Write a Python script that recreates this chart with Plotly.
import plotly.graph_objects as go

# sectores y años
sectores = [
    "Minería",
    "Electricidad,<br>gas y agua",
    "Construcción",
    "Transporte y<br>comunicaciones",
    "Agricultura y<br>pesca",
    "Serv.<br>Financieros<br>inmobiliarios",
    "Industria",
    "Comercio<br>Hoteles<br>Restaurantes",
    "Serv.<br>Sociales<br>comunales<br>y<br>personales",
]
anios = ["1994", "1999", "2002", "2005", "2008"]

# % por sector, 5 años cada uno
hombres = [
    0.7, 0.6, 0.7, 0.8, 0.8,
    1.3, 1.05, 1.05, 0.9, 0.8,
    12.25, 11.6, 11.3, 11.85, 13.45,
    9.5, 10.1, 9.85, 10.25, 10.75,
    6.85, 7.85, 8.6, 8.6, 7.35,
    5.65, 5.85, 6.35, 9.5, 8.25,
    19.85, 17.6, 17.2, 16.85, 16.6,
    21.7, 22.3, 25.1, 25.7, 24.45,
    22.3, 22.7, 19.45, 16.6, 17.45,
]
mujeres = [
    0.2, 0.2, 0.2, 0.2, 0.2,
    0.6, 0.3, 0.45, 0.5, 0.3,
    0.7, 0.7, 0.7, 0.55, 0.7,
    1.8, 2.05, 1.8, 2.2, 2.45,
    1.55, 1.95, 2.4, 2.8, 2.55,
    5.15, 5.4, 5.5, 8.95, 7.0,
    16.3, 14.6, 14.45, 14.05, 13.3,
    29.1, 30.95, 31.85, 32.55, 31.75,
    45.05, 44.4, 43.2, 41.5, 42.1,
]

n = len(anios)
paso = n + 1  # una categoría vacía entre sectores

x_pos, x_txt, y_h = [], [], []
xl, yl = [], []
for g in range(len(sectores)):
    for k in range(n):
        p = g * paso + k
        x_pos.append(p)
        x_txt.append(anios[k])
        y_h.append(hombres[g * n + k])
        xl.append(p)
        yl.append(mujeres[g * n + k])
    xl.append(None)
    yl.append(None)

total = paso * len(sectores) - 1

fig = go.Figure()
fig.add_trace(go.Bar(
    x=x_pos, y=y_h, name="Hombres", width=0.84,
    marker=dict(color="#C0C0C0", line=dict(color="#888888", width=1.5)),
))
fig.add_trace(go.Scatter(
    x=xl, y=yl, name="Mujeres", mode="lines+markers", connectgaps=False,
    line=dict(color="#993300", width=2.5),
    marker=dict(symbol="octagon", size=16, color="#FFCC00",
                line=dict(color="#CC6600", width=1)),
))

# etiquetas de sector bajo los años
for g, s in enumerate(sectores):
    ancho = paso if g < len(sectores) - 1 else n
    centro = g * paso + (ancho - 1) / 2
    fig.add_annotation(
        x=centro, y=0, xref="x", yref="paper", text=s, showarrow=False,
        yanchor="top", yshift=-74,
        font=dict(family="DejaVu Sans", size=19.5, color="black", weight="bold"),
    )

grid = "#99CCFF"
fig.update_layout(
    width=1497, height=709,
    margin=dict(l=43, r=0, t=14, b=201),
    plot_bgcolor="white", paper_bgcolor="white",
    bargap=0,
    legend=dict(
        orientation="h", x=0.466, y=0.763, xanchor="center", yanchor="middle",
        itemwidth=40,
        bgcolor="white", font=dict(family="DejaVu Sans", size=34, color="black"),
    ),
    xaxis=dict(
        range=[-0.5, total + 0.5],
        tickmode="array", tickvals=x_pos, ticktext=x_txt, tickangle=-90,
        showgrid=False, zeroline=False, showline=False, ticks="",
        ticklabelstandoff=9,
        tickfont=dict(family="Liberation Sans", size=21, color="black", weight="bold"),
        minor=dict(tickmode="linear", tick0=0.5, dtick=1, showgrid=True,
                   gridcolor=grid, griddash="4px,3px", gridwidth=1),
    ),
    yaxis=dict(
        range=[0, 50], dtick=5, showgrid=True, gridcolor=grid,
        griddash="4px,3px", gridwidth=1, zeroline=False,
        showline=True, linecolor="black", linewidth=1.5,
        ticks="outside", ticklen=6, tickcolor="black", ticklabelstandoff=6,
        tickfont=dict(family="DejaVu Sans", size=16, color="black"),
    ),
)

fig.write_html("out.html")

• • •

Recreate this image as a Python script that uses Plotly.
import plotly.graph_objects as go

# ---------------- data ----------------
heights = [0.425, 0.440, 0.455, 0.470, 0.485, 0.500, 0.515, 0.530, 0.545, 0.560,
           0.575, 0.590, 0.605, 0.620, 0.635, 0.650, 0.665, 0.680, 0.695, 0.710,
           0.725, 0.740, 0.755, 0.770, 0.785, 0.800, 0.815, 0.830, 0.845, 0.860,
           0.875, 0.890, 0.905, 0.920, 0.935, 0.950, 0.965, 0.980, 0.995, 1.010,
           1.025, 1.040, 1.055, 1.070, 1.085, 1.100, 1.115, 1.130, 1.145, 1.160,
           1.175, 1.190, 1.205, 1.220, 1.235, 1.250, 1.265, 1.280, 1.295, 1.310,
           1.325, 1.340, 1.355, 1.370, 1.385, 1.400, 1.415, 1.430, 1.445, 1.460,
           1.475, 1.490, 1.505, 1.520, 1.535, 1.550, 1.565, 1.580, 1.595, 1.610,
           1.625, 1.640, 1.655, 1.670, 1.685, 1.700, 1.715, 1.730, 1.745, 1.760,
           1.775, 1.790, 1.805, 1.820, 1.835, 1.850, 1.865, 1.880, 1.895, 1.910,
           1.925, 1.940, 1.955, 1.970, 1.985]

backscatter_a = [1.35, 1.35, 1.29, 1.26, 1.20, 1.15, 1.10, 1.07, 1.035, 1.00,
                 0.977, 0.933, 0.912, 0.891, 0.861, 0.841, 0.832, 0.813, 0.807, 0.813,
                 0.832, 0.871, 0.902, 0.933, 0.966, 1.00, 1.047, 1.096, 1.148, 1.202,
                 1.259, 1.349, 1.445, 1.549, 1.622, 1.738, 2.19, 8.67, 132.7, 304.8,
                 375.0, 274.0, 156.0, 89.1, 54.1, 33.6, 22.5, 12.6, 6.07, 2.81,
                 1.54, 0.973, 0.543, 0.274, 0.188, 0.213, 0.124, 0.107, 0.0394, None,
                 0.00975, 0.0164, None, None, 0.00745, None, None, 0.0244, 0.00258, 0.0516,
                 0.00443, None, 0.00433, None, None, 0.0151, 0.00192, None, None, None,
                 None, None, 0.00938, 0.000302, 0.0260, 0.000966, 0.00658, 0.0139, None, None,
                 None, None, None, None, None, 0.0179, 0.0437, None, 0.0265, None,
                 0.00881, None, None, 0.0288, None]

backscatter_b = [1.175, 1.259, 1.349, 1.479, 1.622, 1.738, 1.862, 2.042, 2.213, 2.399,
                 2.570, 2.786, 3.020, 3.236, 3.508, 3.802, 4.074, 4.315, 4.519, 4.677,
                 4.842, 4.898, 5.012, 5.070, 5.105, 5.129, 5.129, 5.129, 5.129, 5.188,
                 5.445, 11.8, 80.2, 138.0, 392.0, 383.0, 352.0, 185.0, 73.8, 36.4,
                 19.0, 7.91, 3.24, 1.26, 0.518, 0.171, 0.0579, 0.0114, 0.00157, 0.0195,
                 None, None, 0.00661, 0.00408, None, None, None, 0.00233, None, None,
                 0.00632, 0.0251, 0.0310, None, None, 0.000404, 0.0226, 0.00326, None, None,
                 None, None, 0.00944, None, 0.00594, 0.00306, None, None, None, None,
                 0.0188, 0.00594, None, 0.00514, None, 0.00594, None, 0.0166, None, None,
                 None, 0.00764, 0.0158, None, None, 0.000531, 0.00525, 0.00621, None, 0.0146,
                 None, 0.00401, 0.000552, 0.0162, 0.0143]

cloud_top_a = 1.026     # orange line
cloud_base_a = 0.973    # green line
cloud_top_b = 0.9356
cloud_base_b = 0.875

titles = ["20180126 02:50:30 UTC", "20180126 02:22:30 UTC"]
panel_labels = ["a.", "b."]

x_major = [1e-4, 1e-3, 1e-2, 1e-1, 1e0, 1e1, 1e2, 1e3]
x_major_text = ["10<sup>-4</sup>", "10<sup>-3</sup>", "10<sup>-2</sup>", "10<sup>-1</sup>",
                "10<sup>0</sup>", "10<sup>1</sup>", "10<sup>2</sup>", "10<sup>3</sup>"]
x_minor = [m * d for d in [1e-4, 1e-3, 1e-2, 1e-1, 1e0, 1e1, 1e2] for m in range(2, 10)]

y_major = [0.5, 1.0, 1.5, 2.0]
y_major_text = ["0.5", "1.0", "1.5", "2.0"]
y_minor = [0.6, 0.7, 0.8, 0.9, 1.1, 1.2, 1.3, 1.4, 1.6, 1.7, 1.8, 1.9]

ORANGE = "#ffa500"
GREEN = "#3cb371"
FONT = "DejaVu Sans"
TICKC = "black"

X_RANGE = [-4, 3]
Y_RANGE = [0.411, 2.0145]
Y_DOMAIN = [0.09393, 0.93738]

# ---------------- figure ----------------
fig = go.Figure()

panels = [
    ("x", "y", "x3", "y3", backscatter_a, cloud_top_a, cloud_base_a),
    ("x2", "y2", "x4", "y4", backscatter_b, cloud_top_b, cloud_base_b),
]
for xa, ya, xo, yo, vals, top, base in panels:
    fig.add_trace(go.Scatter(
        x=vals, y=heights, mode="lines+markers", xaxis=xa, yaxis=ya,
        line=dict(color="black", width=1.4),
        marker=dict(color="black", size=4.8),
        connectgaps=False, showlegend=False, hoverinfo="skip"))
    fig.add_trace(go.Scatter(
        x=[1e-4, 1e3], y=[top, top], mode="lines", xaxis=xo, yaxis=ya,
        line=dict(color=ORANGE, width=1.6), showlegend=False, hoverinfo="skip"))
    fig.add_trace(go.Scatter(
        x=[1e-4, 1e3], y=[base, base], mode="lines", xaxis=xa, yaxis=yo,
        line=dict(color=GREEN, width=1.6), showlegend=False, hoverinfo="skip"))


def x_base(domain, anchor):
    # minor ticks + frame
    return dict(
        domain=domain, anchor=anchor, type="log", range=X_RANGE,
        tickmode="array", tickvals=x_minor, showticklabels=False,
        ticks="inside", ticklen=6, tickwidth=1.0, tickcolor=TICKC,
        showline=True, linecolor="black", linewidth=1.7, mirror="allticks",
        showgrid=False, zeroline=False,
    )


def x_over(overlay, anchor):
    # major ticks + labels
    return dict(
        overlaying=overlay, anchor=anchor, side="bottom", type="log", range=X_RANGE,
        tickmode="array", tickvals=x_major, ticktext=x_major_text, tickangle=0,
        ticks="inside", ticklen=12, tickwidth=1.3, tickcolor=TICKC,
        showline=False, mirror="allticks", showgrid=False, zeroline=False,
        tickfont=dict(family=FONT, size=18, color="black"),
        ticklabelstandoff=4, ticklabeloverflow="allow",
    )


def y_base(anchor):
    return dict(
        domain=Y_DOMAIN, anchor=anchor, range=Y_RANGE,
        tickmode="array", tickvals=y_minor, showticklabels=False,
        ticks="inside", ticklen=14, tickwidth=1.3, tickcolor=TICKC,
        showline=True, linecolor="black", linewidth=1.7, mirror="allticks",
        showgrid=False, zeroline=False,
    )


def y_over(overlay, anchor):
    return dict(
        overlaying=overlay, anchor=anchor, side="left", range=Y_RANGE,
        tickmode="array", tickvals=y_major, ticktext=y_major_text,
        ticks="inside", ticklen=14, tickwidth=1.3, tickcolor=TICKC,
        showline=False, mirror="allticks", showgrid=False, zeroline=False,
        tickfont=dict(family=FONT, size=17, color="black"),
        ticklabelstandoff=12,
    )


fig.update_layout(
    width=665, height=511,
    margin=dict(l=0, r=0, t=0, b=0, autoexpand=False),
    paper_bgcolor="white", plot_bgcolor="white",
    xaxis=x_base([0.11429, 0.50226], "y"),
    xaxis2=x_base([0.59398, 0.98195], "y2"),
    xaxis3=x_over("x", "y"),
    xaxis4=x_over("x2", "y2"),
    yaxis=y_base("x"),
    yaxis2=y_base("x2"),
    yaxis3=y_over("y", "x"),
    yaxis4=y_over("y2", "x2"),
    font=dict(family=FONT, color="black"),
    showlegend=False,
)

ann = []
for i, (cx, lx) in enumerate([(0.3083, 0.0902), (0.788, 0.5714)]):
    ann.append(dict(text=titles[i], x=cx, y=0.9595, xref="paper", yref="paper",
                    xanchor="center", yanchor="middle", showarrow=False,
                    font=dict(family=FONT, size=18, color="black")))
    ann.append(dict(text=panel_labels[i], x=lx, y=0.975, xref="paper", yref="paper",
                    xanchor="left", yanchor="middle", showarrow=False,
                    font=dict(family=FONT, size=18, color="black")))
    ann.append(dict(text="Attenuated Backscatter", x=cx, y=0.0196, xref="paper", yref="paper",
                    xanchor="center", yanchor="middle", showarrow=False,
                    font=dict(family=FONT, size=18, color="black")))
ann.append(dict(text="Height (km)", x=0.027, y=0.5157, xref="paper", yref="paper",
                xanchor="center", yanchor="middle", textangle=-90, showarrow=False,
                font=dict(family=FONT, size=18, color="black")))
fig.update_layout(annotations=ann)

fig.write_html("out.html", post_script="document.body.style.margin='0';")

• • •

EXERCISE:
Start with the line that contains "Recreate this image" and end with the line that contains "1.925, 1.940, 1.955, 1.970, 1.985]"; give those lines again exactly, and no others.

WORKED SOLUTION:
Recreate this image as a Python script that uses Plotly.
import plotly.graph_objects as go

# ---------------- data ----------------
heights = [0.425, 0.440, 0.455, 0.470, 0.485, 0.500, 0.515, 0.530, 0.545, 0.560,
           0.575, 0.590, 0.605, 0.620, 0.635, 0.650, 0.665, 0.680, 0.695, 0.710,
           0.725, 0.740, 0.755, 0.770, 0.785, 0.800, 0.815, 0.830, 0.845, 0.860,
           0.875, 0.890, 0.905, 0.920, 0.935, 0.950, 0.965, 0.980, 0.995, 1.010,
           1.025, 1.040, 1.055, 1.070, 1.085, 1.100, 1.115, 1.130, 1.145, 1.160,
           1.175, 1.190, 1.205, 1.220, 1.235, 1.250, 1.265, 1.280, 1.295, 1.310,
           1.325, 1.340, 1.355, 1.370, 1.385, 1.400, 1.415, 1.430, 1.445, 1.460,
           1.475, 1.490, 1.505, 1.520, 1.535, 1.550, 1.565, 1.580, 1.595, 1.610,
           1.625, 1.640, 1.655, 1.670, 1.685, 1.700, 1.715, 1.730, 1.745, 1.760,
           1.775, 1.790, 1.805, 1.820, 1.835, 1.850, 1.865, 1.880, 1.895, 1.910,
           1.925, 1.940, 1.955, 1.970, 1.985]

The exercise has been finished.